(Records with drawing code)
^^^^
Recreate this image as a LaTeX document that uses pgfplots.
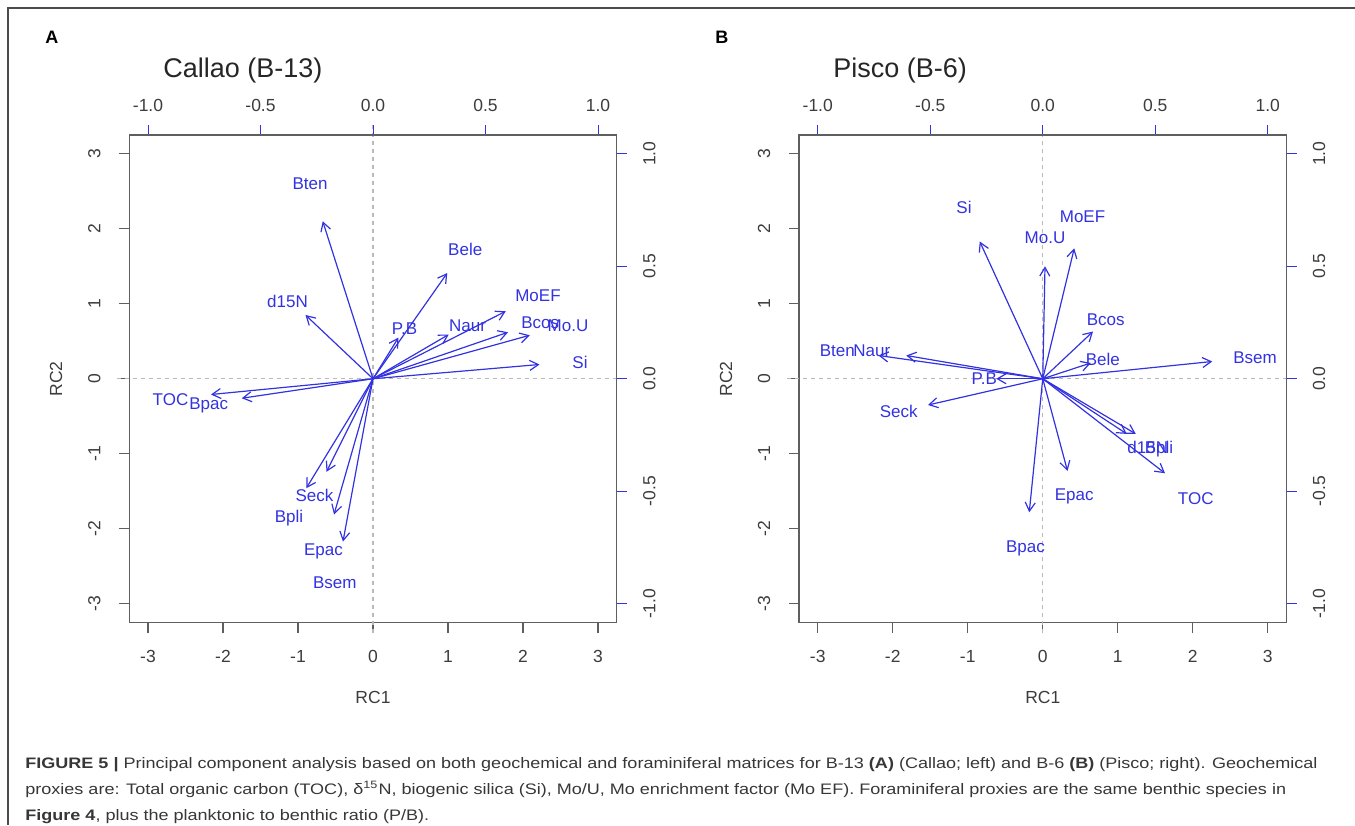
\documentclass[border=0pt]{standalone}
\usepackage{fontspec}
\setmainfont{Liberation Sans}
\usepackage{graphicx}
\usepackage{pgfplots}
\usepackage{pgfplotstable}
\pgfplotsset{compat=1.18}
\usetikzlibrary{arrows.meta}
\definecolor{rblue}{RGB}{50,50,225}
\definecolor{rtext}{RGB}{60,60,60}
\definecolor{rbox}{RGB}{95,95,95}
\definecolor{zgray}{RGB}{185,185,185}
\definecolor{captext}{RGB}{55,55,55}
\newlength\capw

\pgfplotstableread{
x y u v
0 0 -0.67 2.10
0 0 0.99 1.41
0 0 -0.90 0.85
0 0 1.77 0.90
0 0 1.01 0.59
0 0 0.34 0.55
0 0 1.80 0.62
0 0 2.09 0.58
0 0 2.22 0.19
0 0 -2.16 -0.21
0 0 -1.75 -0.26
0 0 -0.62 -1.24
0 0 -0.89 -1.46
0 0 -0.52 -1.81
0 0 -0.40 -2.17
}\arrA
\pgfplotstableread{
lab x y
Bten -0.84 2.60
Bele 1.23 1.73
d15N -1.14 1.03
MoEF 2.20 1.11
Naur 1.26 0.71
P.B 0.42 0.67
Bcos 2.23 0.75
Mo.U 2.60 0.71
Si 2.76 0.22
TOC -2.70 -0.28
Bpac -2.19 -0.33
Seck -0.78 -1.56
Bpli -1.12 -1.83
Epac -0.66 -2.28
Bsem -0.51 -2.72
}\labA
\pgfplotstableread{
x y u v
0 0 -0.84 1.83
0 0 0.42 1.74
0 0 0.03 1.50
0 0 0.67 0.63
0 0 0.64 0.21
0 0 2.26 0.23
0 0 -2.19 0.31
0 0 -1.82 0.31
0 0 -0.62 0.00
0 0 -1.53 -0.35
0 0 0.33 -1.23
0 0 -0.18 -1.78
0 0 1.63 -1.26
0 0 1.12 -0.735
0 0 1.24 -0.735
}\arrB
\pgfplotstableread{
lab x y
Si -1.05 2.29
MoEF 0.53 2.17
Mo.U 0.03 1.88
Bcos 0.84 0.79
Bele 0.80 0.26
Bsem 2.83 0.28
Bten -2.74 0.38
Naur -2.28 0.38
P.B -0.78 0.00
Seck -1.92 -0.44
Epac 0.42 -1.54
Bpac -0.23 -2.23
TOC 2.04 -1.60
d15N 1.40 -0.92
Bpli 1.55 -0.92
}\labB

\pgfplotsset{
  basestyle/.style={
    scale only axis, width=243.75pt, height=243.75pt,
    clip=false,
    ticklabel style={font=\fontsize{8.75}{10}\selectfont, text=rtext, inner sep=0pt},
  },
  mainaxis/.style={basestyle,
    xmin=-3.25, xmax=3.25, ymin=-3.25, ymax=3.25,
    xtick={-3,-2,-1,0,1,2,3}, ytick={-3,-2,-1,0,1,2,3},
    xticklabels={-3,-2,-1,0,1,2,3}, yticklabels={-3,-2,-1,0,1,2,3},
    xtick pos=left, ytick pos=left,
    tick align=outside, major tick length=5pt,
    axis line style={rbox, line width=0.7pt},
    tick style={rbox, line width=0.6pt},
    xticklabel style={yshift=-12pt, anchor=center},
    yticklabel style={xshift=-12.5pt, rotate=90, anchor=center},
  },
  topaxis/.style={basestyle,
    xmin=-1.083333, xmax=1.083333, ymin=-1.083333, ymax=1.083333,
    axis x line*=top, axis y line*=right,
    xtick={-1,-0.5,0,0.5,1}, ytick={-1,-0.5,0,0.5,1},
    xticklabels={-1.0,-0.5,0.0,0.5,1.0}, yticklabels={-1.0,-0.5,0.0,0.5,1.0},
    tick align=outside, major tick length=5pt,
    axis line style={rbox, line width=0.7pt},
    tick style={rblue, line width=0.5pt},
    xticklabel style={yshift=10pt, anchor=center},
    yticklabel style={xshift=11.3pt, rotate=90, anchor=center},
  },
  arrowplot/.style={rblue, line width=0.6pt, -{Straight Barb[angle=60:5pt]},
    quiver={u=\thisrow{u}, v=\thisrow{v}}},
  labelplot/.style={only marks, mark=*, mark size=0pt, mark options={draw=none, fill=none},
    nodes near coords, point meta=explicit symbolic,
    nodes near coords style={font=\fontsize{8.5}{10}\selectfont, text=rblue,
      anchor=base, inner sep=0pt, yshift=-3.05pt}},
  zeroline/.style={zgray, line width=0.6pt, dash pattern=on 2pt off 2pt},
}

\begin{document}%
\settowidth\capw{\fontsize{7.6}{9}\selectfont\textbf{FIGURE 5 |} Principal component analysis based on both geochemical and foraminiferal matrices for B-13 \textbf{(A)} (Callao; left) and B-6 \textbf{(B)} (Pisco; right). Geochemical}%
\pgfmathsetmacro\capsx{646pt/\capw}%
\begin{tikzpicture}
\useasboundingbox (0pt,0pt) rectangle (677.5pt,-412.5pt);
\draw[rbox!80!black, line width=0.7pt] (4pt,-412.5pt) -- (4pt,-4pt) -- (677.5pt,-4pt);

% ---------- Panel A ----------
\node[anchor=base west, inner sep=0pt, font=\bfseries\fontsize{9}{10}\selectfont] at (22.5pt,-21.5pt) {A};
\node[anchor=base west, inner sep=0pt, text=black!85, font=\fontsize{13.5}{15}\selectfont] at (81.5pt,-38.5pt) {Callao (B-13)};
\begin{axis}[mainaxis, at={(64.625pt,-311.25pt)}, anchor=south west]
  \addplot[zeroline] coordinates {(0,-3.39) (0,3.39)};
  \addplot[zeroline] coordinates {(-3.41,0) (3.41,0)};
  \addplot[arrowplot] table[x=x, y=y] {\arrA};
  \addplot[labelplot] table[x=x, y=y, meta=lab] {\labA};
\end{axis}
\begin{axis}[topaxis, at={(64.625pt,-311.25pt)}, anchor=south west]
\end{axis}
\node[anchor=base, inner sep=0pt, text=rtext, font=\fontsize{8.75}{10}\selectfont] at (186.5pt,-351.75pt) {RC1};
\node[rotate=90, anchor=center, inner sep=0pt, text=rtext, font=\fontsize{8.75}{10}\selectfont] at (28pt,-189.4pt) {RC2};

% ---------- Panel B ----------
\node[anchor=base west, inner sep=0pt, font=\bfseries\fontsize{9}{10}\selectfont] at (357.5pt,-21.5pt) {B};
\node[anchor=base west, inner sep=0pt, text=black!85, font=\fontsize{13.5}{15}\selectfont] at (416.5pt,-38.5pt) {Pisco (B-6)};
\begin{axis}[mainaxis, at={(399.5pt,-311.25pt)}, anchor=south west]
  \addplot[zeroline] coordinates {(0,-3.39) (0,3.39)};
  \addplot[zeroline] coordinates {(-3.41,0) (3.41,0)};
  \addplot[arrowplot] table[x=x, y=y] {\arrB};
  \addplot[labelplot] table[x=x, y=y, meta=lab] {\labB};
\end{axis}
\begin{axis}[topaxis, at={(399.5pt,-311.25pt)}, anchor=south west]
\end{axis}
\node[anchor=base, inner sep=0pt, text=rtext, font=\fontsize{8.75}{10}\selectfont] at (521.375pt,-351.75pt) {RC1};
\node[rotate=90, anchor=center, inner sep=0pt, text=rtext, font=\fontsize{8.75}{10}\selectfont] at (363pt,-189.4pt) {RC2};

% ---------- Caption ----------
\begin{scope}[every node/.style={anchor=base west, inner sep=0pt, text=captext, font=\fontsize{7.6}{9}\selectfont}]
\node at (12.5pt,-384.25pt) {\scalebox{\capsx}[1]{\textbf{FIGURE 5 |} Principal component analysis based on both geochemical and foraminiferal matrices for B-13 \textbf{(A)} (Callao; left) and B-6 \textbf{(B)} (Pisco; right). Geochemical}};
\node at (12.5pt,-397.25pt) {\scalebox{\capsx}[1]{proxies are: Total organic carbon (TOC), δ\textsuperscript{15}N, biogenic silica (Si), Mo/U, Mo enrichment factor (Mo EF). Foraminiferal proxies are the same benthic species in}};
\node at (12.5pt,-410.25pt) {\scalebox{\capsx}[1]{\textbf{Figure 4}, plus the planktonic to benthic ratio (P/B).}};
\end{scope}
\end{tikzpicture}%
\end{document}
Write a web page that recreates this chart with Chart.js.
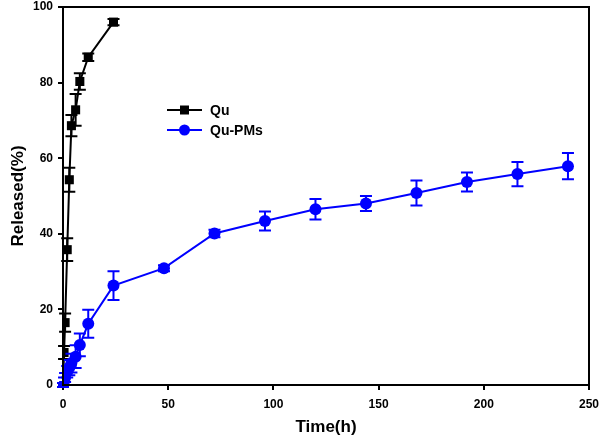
^^^^
What you should do → Which lines above contain the word "that"? Copy each of them.

Written response →
Recreate this image as a LaTeX document that uses pgfplots.
Write a web page that recreates this chart with Chart.js.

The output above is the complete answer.